We will need a simple faith, but not a blind one. Faith may be strong, but this strength can be misused as soon as we allow ourselves to be dupes, fools and tools of others. To discover those who would blind our faith to misdirect our strength, to thwart those who would deceive the faithful, and misuse their faith as a power base for worldly pride and position - we must not be blind. We must have open eyes. Only if we are wise as serpents, can we be harmless as doves.

So we must have a questioning faith - but what shall we question? What questions shall we ask? When someone presents you with a claim they say is a moral certainty, if the claim seems inconsequential to you, why then - ponder on it as you wish. No urgency to come to a conclusion in an inconsequential matter. But if the claim seems dubious, or just plain wrong, even harmful - ask yourself:

Is it God's job or mine, to know such-and-such thing to a certainty? Am I called to know all things? Or am I called to know God, and to trust in God's love and mercy - to say nothing of trusting in God's competency to have managed, by whatever means, all the infinitely vast minutiae of the universe?

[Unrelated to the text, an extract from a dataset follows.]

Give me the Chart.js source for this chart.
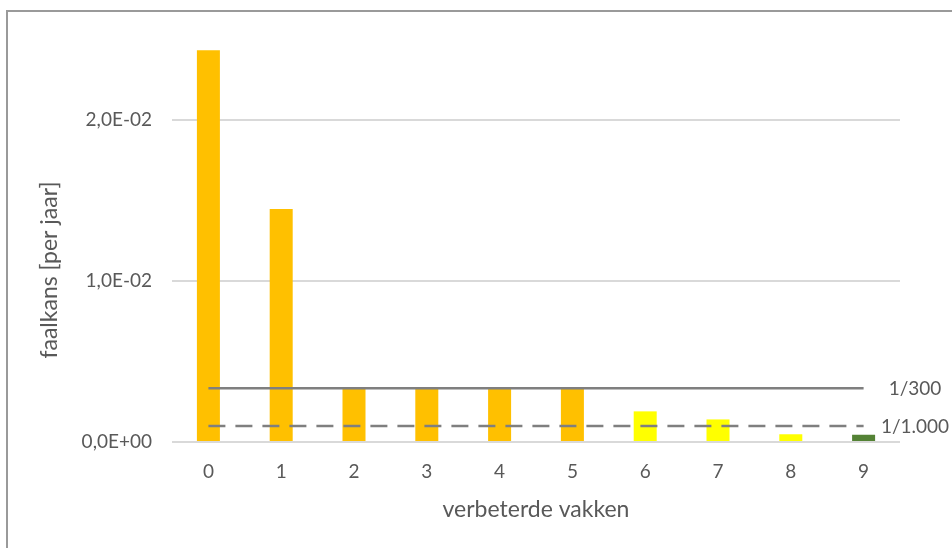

Is it Christ's job or mine, to judge humanity? Is it Christ's job or mine, to say who Christ has saved? Do I accept Christ's redeeming gift of salvation, rendered two thousand years ago once and for all humanity? Or do I presume to usurp Christ's work of judgment - a task for which I am not competent? Do I take judgment onto myself? Does Christ call me to take judgment onto myself?

For those who have a strong yet questioning faith, for those who are willing to confront questionable moral certainty and test its foundations with well-founded moral confidence, those two basic questions will serve to strike at, undermine, and demolish much of the bad, false teaching that tries to pass itself off as good news these days (and honestly, in all days). The question of "What is mine to know, to determine?" and the question of "Who is to judge?" can both be answered with humility, and trust in God. Or, they can be answered with a haughty pride, one that puts one's own certainty above one's faith.

Faith is of God, certainty is ours. To question one's certainty is humility. Faith trusts that God has answers, if we humble ourselves to seek and to ask. Unquestioned and unquestionable "blind faith" can come to an acceptance of all manner of abominable justifications for cruelty and murder. An ill-founded, persistent moral certainty glories in setting up as less "believers" than gods ourselves - Righteous! Capable of knowing the cosmic and primordial truths of how God has accomplished all things! Capable of judging humankind!

This is where simple, humble moral confidence, founded in the true good news of Jesus Christ, can help bring us back to earth - and so, that much closer to heaven. When faced with certainty that seems wrong, that seems against Christ, we can question, possibly remonstrate, maybe even find a way, together, gently out of the bondage of false pride that teaches us to raise ourselves contemptuously above the least of our brethren. In questioning such false certainty, humility can lead us away from astray, and towards a confident embrace of Christ's true call to each of us: to human mercy, human charity, and human forgiveness in what is ours to live and to perform; and to abide in a simple faith and trust in God, in all that is God's to know and to bring to pass.